Growing the budget is merely a human factor that means damned little. Growing facilities? Are you stupid? Such things are not sacred. Budget and facilities are just tools, things you can abandon when they no longer serve the purpose of the day. Be faithful with divine provision, but never hesitate to walk away from some merely physical infrastructure that can’t follow you into the future. The people come first, and that’s not just a slogan. This is a family household, not a corporation. It’s a tribal family that owns property in common, but obeys the decisions of the human head of household in disposition of that physical property.

It’s the give and take that sees elders typically appointed for life and die, but then also quit, or sometimes be deposed. It’s the kind of thing where priestly folks can keep out of such concerns while keeping an eye and hand on the spiritual health of the family. There can be protocols, but rules tend to bend and break in the real world. It’s taking for granted some of the nitty-gritty of human turmoil as the testing ground against which you strive to shine the Lord’s glory. The church doesn’t have to “succeed” as humans measure such things. It succeeds simply by adhering to the process.

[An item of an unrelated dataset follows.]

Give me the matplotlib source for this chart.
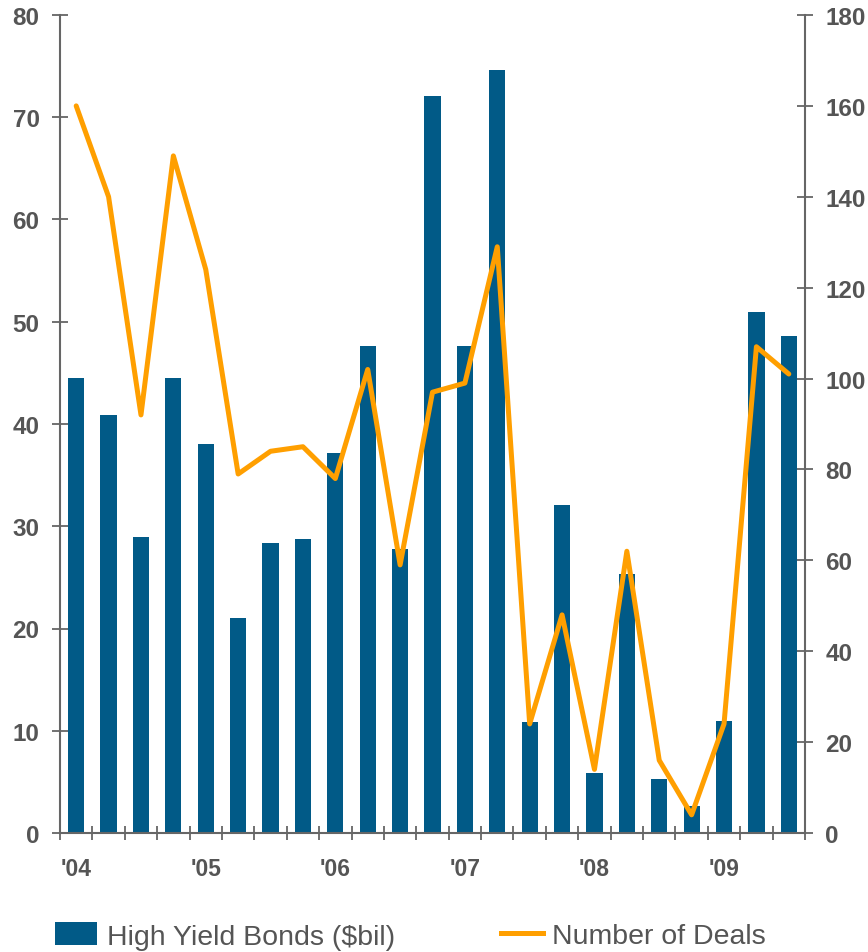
import numpy as np
import matplotlib
matplotlib.use("Agg")
import matplotlib.pyplot as plt
from matplotlib.lines import Line2D
from matplotlib.patches import Patch

plt.rcParams['font.family'] = ['Liberation Sans', 'DejaVu Sans']

# quarterly data, 2004 Q1 .. 2009 Q3
bonds = [44.5, 40.9, 28.9, 44.5, 38.0, 21.0, 28.4, 28.75, 37.2, 47.6, 27.8, 72.1,
         47.6, 74.6, 10.9, 32.1, 5.9, 25.3, 5.3, 2.6, 11.0, 51.0, 48.6]
deals = [160, 140, 92, 149, 124, 79, 84, 85, 78, 102, 59, 97,
         99, 129, 24, 48, 14, 62, 16, 4, 24, 107, 101]
year_labels = ["'04", "'05", "'06", "'07", "'08", "'09"]

bar_color = '#015a87'
line_color = '#ff9f00'
axis_color = '#666666'
text_color = '#555555'

fig = plt.figure(figsize=(8.68, 9.53), dpi=100)
ax1 = fig.add_axes([60/868, 1-834/953, 745/868, 818/953])
ax2 = ax1.twinx()

x = np.arange(len(bonds))
ax1.bar(x, bonds, width=0.5, color=bar_color, zorder=2)
ax2.plot(x, deals, '-', color=line_color, lw=3.6, solid_joinstyle='round',
         solid_capstyle='round', zorder=3)

ax1.set_xlim(-0.5, len(bonds) - 0.5)
ax1.set_ylim(0, 80)
ax2.set_ylim(0, 180)
ax1.set_yticks(np.arange(0, 81, 10))
ax2.set_yticks(np.arange(0, 181, 20))

# year labels under the first quarter of each year, ticks between the bars
ax1.set_xticks(np.arange(0, len(bonds), 4))
ax1.set_xticklabels(year_labels)
ax1.set_xticks(np.arange(-0.5, len(bonds), 1), minor=True)
ax1.tick_params(axis='x', which='major', length=0, pad=17)
ax1.tick_params(axis='x', which='minor', direction='inout', length=10,
                width=1.3, color=axis_color)

for ax in (ax1, ax2):
    ax.spines['top'].set_visible(False)
    for s in ('left', 'right', 'bottom'):
        ax.spines[s].set_color(axis_color)
        ax.spines[s].set_linewidth(1.5)
    for lab in ax.get_yticklabels():
        lab.set_fontweight('bold')
        lab.set_color(text_color)
        lab.set_fontsize(17.5)
    for lab in ax.get_xticklabels():
        lab.set_fontweight('bold')
        lab.set_color(text_color)
        lab.set_fontsize(16.5)

ax1.tick_params(axis='y', direction='inout', length=11.5, width=1.3,
                color=axis_color, pad=9)
ax2.tick_params(axis='y', direction='inout', length=11.5, width=1.3,
                color=axis_color, pad=9)
ax1.spines['right'].set_visible(False)
ax2.spines['left'].set_visible(False)
ax2.spines['bottom'].set_visible(False)

h1 = Patch(facecolor=bar_color, edgecolor='none')
h2 = Line2D([], [], color=line_color, lw=3.6)
fig.legend([h1], ['High Yield Bonds ($bil)'], loc='center left',
           bbox_to_anchor=(29/868, 1-937/953), frameon=False, fontsize=20.5,
           labelcolor=text_color, handlelength=1.5, handleheight=0.85,
           handletextpad=0.35)
fig.legend([h2], ['Number of Deals'], loc='center left',
           bbox_to_anchor=(475/868, 1-937/953), frameon=False, fontsize=20.5,
           labelcolor=text_color, handlelength=1.5, handletextpad=0.3)

fig.savefig('out.png', dpi=100)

So this business of emphasizing the Covenant is not really about Biblical Law, but it will appear that way to those who don’t see from the heart. We emphasize Biblical Law in the flesh, but that’s because it’s just a parable of walking with Christ. Christ is Biblical Law. We seek to manifest the divine moral character through something that we call “law” because that’s the English word for what God speaks to His servants. His personality is the real “law” and we are just trying to capture something of that personality by pointing out boundaries that seem to make some limited sense to the fleshly intellect.